Dataset excerpt
------------------------
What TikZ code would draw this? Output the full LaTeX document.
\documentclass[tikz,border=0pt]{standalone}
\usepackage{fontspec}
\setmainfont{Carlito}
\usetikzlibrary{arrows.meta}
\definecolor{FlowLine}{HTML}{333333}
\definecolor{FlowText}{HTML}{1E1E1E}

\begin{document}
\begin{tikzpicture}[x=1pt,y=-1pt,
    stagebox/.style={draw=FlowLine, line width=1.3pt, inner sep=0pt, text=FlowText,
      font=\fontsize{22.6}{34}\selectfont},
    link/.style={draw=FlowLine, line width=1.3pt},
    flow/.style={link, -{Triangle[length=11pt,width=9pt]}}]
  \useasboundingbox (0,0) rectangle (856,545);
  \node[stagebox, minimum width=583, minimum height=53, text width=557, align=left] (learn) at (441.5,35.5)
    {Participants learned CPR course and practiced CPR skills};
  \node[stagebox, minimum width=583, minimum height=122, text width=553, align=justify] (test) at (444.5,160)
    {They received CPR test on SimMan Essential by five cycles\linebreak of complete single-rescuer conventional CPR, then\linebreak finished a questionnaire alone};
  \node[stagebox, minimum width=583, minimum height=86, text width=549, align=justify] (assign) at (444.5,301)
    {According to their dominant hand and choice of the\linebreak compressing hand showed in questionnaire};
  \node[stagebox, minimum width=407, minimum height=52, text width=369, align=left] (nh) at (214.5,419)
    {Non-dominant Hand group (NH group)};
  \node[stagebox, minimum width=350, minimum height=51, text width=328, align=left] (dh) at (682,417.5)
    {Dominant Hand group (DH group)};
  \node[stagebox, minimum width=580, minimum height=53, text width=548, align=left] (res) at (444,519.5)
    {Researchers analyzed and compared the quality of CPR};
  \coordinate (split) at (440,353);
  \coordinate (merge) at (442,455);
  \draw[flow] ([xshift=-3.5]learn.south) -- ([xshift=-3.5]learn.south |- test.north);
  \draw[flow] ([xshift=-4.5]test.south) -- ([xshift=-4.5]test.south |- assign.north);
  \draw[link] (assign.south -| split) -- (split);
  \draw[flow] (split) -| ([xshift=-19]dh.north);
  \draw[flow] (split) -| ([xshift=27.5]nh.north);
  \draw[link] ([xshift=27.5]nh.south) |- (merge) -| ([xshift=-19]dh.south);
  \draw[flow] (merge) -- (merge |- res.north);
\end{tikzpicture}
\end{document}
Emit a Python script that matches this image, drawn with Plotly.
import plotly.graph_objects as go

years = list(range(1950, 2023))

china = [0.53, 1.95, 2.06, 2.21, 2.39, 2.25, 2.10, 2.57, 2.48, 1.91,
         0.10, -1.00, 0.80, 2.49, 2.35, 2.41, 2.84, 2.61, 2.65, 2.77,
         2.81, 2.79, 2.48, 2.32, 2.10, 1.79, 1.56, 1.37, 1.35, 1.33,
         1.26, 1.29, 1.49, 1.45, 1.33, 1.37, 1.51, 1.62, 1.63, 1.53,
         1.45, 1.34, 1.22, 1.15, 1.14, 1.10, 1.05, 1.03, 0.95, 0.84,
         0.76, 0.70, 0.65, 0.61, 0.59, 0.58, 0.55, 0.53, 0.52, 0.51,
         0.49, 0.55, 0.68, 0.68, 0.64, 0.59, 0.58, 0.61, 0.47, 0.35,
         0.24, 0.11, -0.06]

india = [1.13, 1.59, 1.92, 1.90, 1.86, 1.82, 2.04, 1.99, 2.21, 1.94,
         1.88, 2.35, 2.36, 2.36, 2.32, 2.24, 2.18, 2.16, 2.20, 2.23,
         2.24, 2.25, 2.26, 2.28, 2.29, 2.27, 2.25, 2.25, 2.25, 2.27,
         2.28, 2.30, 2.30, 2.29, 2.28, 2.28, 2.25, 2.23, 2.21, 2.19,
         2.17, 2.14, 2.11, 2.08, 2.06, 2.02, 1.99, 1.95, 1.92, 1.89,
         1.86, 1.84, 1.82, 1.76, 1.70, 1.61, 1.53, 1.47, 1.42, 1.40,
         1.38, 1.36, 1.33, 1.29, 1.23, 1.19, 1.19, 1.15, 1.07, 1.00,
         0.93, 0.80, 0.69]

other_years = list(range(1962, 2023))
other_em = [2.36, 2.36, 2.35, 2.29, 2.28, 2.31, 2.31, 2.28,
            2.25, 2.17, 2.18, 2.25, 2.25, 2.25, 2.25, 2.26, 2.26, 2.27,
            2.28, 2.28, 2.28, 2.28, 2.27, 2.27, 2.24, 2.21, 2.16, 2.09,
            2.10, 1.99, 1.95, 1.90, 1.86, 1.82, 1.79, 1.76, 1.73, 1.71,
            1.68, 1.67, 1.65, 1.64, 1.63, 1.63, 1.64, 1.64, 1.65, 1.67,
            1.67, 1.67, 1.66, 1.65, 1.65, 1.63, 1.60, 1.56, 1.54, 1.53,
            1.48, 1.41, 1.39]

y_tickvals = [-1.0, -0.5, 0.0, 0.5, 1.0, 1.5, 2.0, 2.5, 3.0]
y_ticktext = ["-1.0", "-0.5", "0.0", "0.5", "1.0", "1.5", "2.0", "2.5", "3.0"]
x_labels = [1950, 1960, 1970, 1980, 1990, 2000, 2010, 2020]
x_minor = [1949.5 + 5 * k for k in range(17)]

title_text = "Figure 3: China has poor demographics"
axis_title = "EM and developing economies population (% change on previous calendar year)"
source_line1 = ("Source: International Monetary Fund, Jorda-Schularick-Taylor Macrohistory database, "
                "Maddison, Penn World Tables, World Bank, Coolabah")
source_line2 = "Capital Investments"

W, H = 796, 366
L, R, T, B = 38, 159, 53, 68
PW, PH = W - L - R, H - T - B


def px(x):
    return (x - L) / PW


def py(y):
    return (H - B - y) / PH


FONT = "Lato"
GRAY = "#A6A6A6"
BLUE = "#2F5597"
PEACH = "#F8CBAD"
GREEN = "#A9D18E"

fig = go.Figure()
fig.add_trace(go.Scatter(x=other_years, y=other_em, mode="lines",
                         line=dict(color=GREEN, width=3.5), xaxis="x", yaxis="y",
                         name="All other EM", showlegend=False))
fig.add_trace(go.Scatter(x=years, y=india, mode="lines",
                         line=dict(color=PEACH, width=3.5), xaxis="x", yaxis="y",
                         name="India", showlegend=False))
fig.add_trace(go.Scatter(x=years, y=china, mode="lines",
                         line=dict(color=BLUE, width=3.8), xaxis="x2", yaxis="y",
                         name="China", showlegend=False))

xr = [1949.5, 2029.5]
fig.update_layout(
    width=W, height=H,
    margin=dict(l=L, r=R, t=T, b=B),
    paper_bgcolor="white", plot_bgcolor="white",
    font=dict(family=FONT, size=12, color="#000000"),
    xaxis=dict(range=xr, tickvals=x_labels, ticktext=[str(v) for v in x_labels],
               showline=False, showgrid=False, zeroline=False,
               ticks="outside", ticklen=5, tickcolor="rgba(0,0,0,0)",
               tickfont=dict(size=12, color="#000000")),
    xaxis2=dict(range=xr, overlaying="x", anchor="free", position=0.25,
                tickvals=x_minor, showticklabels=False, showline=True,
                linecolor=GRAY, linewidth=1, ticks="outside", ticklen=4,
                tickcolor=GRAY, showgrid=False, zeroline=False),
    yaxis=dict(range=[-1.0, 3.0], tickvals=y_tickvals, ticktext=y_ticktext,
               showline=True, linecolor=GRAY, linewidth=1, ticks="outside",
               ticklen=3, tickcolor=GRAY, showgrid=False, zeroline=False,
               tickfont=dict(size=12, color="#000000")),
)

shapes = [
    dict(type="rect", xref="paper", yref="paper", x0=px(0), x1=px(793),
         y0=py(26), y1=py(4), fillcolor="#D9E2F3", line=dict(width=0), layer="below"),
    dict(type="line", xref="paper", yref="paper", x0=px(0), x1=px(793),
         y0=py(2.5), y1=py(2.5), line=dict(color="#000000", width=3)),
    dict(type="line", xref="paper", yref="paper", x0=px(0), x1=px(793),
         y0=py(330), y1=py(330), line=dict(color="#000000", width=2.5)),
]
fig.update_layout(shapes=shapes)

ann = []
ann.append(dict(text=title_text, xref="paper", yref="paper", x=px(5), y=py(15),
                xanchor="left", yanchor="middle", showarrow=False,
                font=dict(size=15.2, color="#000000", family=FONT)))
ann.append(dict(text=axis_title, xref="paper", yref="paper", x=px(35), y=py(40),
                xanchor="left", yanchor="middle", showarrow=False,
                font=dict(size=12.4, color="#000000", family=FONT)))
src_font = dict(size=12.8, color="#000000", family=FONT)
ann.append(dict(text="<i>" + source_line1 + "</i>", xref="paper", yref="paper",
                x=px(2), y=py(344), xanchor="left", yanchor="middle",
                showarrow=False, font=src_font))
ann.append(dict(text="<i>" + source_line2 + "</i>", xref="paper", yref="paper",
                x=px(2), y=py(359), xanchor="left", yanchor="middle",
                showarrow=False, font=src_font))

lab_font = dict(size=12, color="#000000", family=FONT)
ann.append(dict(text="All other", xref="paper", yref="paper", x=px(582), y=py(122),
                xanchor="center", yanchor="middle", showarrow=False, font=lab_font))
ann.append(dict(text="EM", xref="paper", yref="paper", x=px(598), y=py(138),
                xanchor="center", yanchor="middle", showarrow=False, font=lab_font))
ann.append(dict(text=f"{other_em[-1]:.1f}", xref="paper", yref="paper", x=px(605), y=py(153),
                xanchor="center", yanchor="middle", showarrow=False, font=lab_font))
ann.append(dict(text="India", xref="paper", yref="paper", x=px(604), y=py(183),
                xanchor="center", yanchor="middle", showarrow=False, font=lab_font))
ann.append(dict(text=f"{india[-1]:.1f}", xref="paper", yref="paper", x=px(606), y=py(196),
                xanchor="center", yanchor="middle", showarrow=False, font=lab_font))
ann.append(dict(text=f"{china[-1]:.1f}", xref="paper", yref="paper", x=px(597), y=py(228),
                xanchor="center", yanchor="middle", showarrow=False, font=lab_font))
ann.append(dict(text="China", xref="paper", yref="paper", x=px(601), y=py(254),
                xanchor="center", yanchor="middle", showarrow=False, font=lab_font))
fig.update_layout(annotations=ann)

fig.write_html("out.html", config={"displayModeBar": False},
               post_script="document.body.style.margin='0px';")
------------------------
Exercise task => Tally the lines in the records above that contain the word "this", and give only that number.

Answer below => 2